Toronto is not a football town. NFL or CFL. It is not a baseball town. It is not a basketball town. It is not a soccer town. It is a hockey town, period. Full stop. Stop expecting it to be anything else. Montreal isn't either. It is a town whose relationship with those sports is akin to Cleveland's with basketball. They'll show up and invest when the product on offer has sufficient marketing buzz and is top tier...and the Browns (or in this case, the Leafs) aren't playing. It is what it is, and that's all it's going to be. Can you do things to help? Sure, and Montreal shows a very clear path to a sustainable market presence. But don't pretend the Argos will ever own the town or be the talk of the town, because they won't. In that sense, Naylor's right.
it's also what makes Toronto a $2 billion mistake as it relates to the NFL. GTA residents will treat an NFL team like Canadians treat American entries in any product line into the market: high sampling, low to sustainable but lower than projected retention. Fortunately, the NFL understands that they can keep the Bills in Buffalo and it will still draw from the GTA under what Richard Florida calls the Torbuffchestercuse regional approach and generate as much, if not more, revenue than yanking the team from that market and putting it in Toronto.

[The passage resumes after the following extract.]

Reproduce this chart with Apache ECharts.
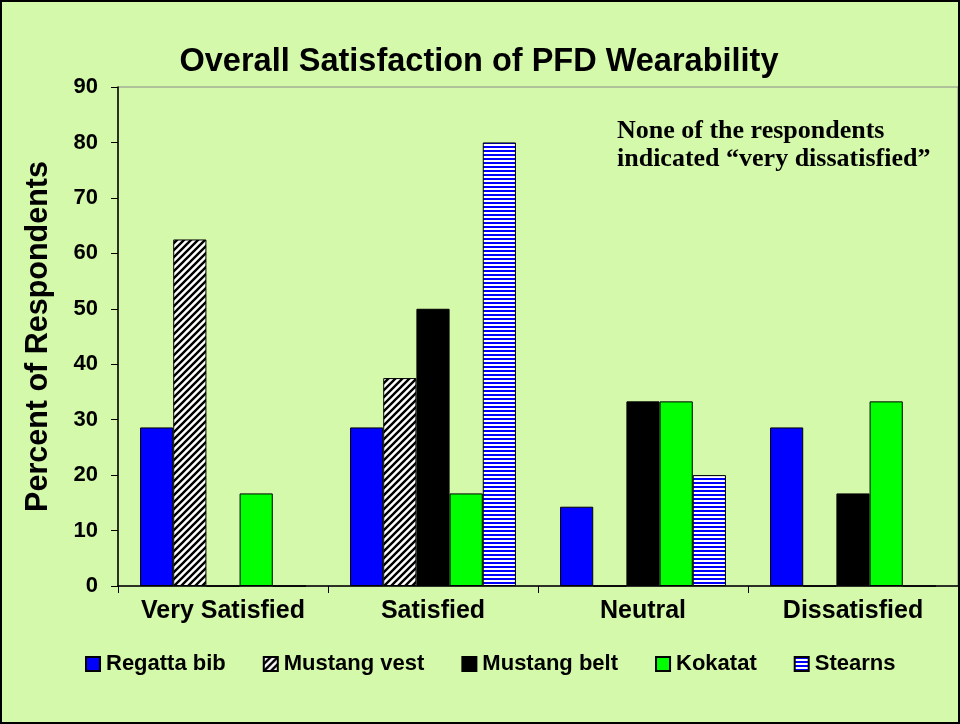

But Naylor doesn't really see the big picture. Most of us don't. What happened in the early 1990s is that marketers got a lot more savvy to the division of disposable income. You aren't just competing against other professional sports teams anymore. You're competing against an ever large pool of opportunities to get disposable income, many of which come with less overhead and larger margins than professional sports. As such, expectations of sports people tend to be unrealistic. Toronto is frustrating, but it isn't unique.